Design responsável significa refletir: “Isso resolve uma dor genuína ou cria uma nova?” No nosso papel de designers, é vital:
- Reconhecer a linha tênue entre design para engajamento e manipulação (evite feeds infinitos, desabilitação difícil de notificações, etc.).
- Priorizar o bem-estar do usuário em vez de KPIs de retenção agressivos.
- Criar experiências que capacitem os usuários, promovendo escolhas informadas e hábitos saudáveis.
O que diferencia bons produtos de ótimos produtos não é apenas a capacidade de fisgar os usuários, mas sim ajudá-los a alcançar objetivos genuínos que melhoram suas vidas. O Modelo de Gancho pode ser uma ferramenta incrivelmente eficaz de UX/UI, mas deve ser usado com responsabilidade.

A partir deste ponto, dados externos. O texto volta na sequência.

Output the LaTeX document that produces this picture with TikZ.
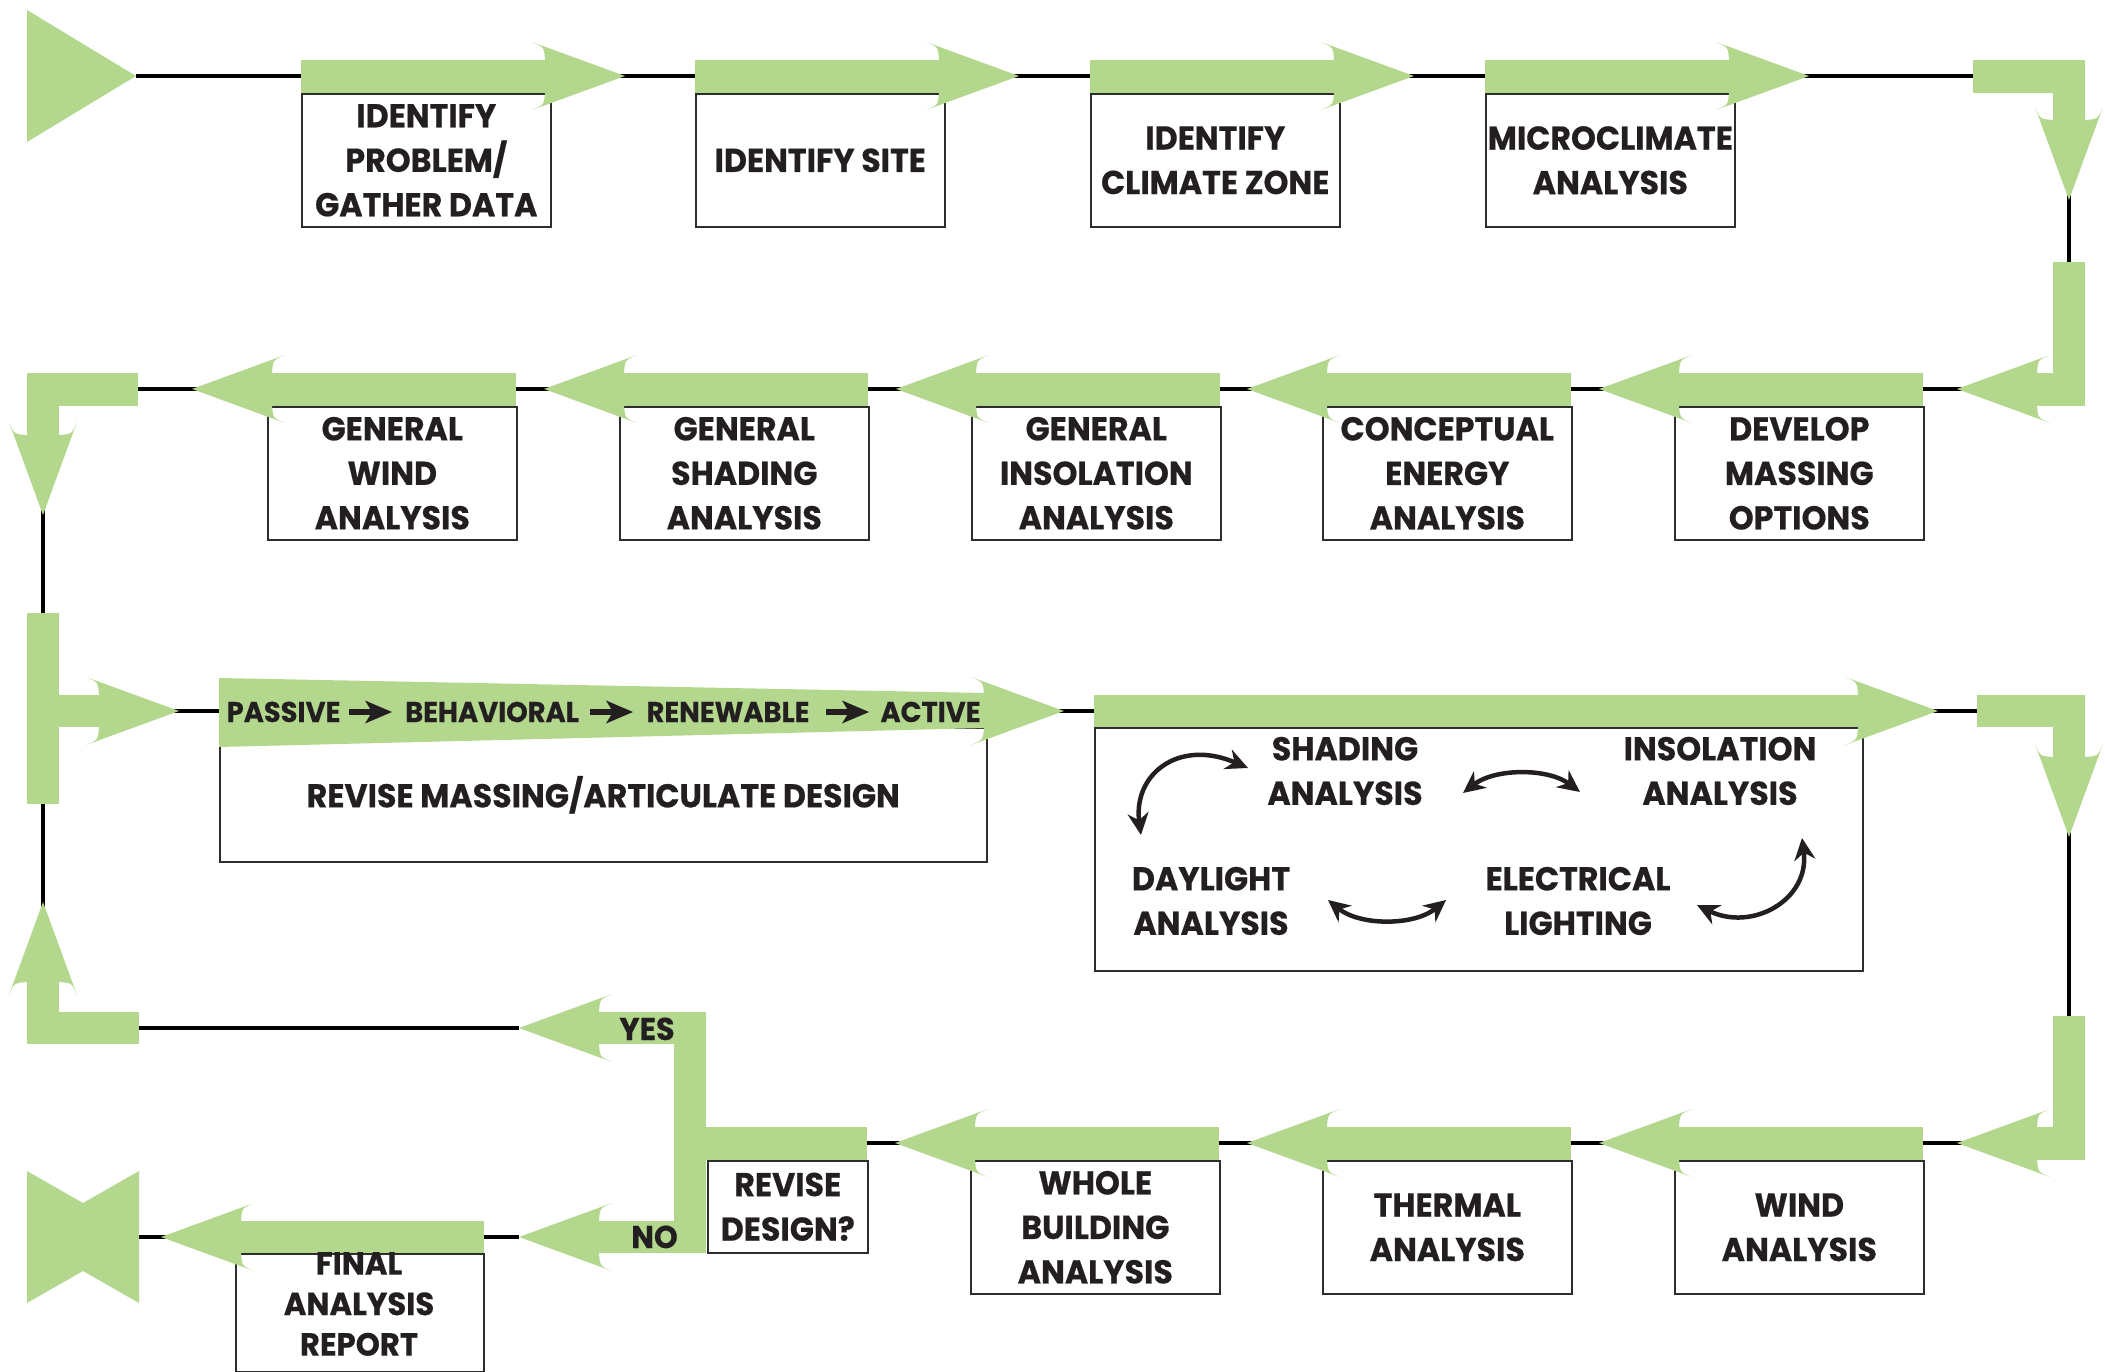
\documentclass[tikz,border=0pt]{standalone}
\usepackage{fontspec}
\newfontfamily\bx{Poppins}[FakeStretch=0.96,FakeBold=0.5]
\usetikzlibrary{arrows.meta}
\definecolor{gr}{RGB}{179,216,141}
\definecolor{txt}{RGB}{35,31,32}
\definecolor{bline}{RGB}{45,45,45}
\newcommand\headR[2]{\fill[gr,shift={(#1,#2)}] (0,0) -- (-93,-34) .. controls (-81,-29) .. (-80,-16.5) -- (-80,16.5) .. controls (-81,29) .. (-93,34) -- cycle;}
\newcommand\headL[2]{\fill[gr,shift={(#1,#2)}] (0,0) -- (93,-34) .. controls (81,-29) .. (80,-16.5) -- (80,16.5) .. controls (81,29) .. (93,34) -- cycle;}
\newcommand\headD[2]{\fill[gr,shift={(#1,#2)}] (0,0) -- (-34,-93) .. controls (-29,-81) .. (-16.5,-80) -- (16.5,-80) .. controls (29,-81) .. (34,-93) -- cycle;}
\newcommand\headU[2]{\fill[gr,shift={(#1,#2)}] (0,0) -- (-34,93) .. controls (-29,81) .. (-16.5,80) -- (16.5,80) .. controls (29,81) .. (34,93) -- cycle;}
\newcommand\smallarr[1]{\fill[txt,shift={(#1,712)}] (0,-3.4) rectangle (25,3.4); \fill[txt,shift={(#1,712)}] (43,0) -- (16,-11.5) -- (23,0) -- (16,11.5) -- cycle;}
\begin{document}
\begin{tikzpicture}[x=1pt,y=-1pt,
  box/.style={draw=bline, line width=1.6pt, fill=white, inner sep=0pt, anchor=north west,
    minimum width=249pt, minimum height=133pt, align=center, text=txt,
    font=\bx\bfseries\fontsize{33}{44.5}\selectfont},
  lbl/.style={inner sep=0pt, align=center, text=txt, font=\bx\bfseries\fontsize{33}{44.5}\selectfont},
  band/.style={inner sep=0pt, anchor=base, text=txt, font=\bx\bfseries\fontsize{28.5}{30}\selectfont},
  conn/.style={line width=4pt, black},
  cyc/.style={line width=4.5pt, txt, {Stealth[length=22pt,width=21pt]}-{Stealth[length=22pt,width=21pt]}}]
\useasboundingbox (0,0) rectangle (2105,1372);
\clip (0,0) rectangle (2105,1372);
% ---------- connector lines
\coordinate (s) at (136,76);
\coordinate (c1) at (2069,76);
\coordinate (c2) at (2069,389);
\coordinate (c3) at (43,389);
\coordinate (c4) at (43,1028);
\coordinate (yt) at (519,1028);
\coordinate (m1) at (43,711);
\coordinate (m2) at (2069,711);
\coordinate (m3) at (2069,1143);
\coordinate (m4) at (707,1143);
\coordinate (nt) at (519,1237);
\coordinate (e1) at (139,1237);
\draw[conn] (s) -- (c1) -- (c2) -- (c3) -- (c4) -- (yt);
\draw[conn] (m1) -- (m2) -- (m3) -- (m4);
\draw[conn] (nt) -- (e1);
% ---------- boxes
\node[box] (b1) at (301,93) {IDENTIFY\\PROBLEM/\\GATHER DATA};
\node[box] (b2) at (695,93) {IDENTIFY SITE};
\node[box] (b3) at (1090,93) {IDENTIFY\\CLIMATE ZONE};
\node[box] (b4) at (1485,93) {MICROCLIMATE\\ANALYSIS};
\node[box] (d1) at (1674,406) {DEVELOP\\MASSING\\OPTIONS};
\node[box] (d2) at (1322,406) {CONCEPTUAL\\ENERGY\\ANALYSIS};
\node[box] (d3) at (971,406) {GENERAL\\INSOLATION\\ANALYSIS};
\node[box] (d4) at (619,406) {GENERAL\\SHADING\\ANALYSIS};
\node[box] (d5) at (267,406) {GENERAL\\WIND\\ANALYSIS};
\node[box, minimum width=767pt, minimum height=134pt] (rm) at (219,727) {REVISE MASSING/ARTICULATE DESIGN};
\node[box, minimum width=768pt, minimum height=243pt] (cy) at (1094,727) {};
\node[box] (w1) at (1674,1160) {WIND\\ANALYSIS};
\node[box] (w2) at (1322,1160) {THERMAL\\ANALYSIS};
\node[box] (w3) at (970,1160) {WHOLE\\BUILDING\\ANALYSIS};
\node[box, minimum width=160pt, minimum height=92pt] (rd) at (707,1160) {REVISE\\DESIGN?};
\node[box, minimum width=248pt, minimum height=118pt] (fin) at (235,1253) {};
% ---------- green flow arrows
\fill[gr] (27,10) -- (136,76) -- (27,142) -- cycle;
\foreach \L in {301,695,1090,1485}{\fill[gr] (\L,60) rectangle ({\L+245},93); \headR{\L+324}{76}}
\fill[gr] (1973,60) rectangle (2085,93);
\fill[gr] (2053,60) rectangle (2085,122);
\headD{2069}{200}
\fill[gr] (2053,262) rectangle (2085,406);
\fill[gr] (2036,373) rectangle (2085,406);
\headL{1957}{389}
\foreach \L in {267,619,971,1322,1674}{\fill[gr] ({\L+4},373) rectangle ({\L+249},406); \headL{\L-75}{389}}
\fill[gr] (27,373) rectangle (138,406);
\fill[gr] (27,373) rectangle (59,437);
\headD{43}{515}
\fill[gr] (27,613) rectangle (59,804);
\fill[gr] (59,695) rectangle (101,727);
\headR{179}{711}
\fill[gr] (219,678) -- (985,693) -- (985,728) -- (219,747) -- cycle;
\headR{1064}{711}
\fill[gr] (1094,695) rectangle (1860,727);
\headR{1938}{711}
\fill[gr] (1977,695) rectangle (2085,727);
\fill[gr] (2053,695) rectangle (2085,759);
\headD{2069}{837}
\fill[gr] (2053,1016) rectangle (2085,1160);
\fill[gr] (2036,1127) rectangle (2085,1160);
\headL{1957}{1143}
\foreach \L in {970,1322,1674}{\fill[gr] ({\L+4},1127) rectangle ({\L+249},1160); \headL{\L-75}{1143}}
\fill[gr] (674,1127) rectangle (867,1160);
\fill[gr] (674,1012) rectangle (706,1253);
\fill[gr] (598,1012) rectangle (706,1044);
\headL{519}{1028}
\fill[gr] (598,1221) rectangle (706,1253);
\headL{519}{1237}
\fill[gr] (240,1221) rectangle (484,1253);
\headL{161}{1237}
\fill[gr] (27,1012) rectangle (139,1044);
\fill[gr] (27,981) rectangle (59,1044);
\headU{43}{902}
\fill[gr] (27,1171) -- (83,1203) -- (139,1171) -- (139,1303) -- (83,1271) -- (27,1303) -- cycle;
% ---------- band text
\node[band] (pa) at (283.5,722) {PASSIVE};
\node[band] (be) at (492,722) {BEHAVIORAL};
\node[band] (re) at (728,722) {RENEWABLE};
\node[band] (ac) at (930.5,722) {ACTIVE};
\smallarr{349}
\smallarr{590}
\smallarr{826}
% ---------- other labels
\node[lbl, font=\bx\bfseries\fontsize{32}{40.5}\selectfont] (fintext) at (359,1304) {FINAL\\ANALYSIS\\REPORT};
\node[band, font=\bx\bfseries\fontsize{31.5}{33}\selectfont] (yes) at (647,1040) {YES};
\node[band, font=\bx\bfseries\fontsize{31.5}{33}\selectfont] (no) at (654.5,1248) {NO};
% ---------- analysis cycle
\node[lbl] (shd) at (1345,771) {SHADING\\ANALYSIS};
\node[lbl] (ins) at (1720,771) {INSOLATION\\ANALYSIS};
\node[lbl] (day) at (1211,901) {DAYLIGHT\\ANALYSIS};
\node[lbl] (ele) at (1578,901) {ELECTRICAL\\LIGHTING};
\coordinate (a1) at (1141,835);
\coordinate (a2) at (1248,768);
\coordinate (a3) at (1463,793);
\coordinate (a4) at (1580,792);
\coordinate (a5) at (1802,838);
\coordinate (a6) at (1697,905);
\coordinate (a7) at (1328,900);
\coordinate (a8) at (1446,900);
\draw[cyc] (a1) .. controls (1133,775) and (1178,738) .. (a2);
\draw[cyc] (a3) .. controls (1495,768) and (1548,768) .. (a4);
\draw[cyc] (a5) .. controls (1810,900) and (1752,932) .. (a6);
\draw[cyc] (a7) .. controls (1360,926) and (1414,926) .. (a8);
\end{tikzpicture}
\end{document}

Como designers, temos um poder imenso nas mãos — e com esse poder vêm escolhas importantes. Podemos projetar para o vício ou para a transformação e cabe a nós escolhermos os hábitos que queremos ajudar os usuários a construir.
Referências
- Eyal, N. (2014). Hooked: How to Build Habit-Forming Products. Penguin.
- Fogg, B. J. (2009). Creating Persuasive Technologies: An Eight-Step Design Process. Persuasive Technology Lab, Stanford University.
- Skinner, B. F. (1953). Science and Human Behavior. Macmillan.
- Brignull, H. (2011). Dark Patterns: User Interfaces Designed to Trick People. Dark Patterns.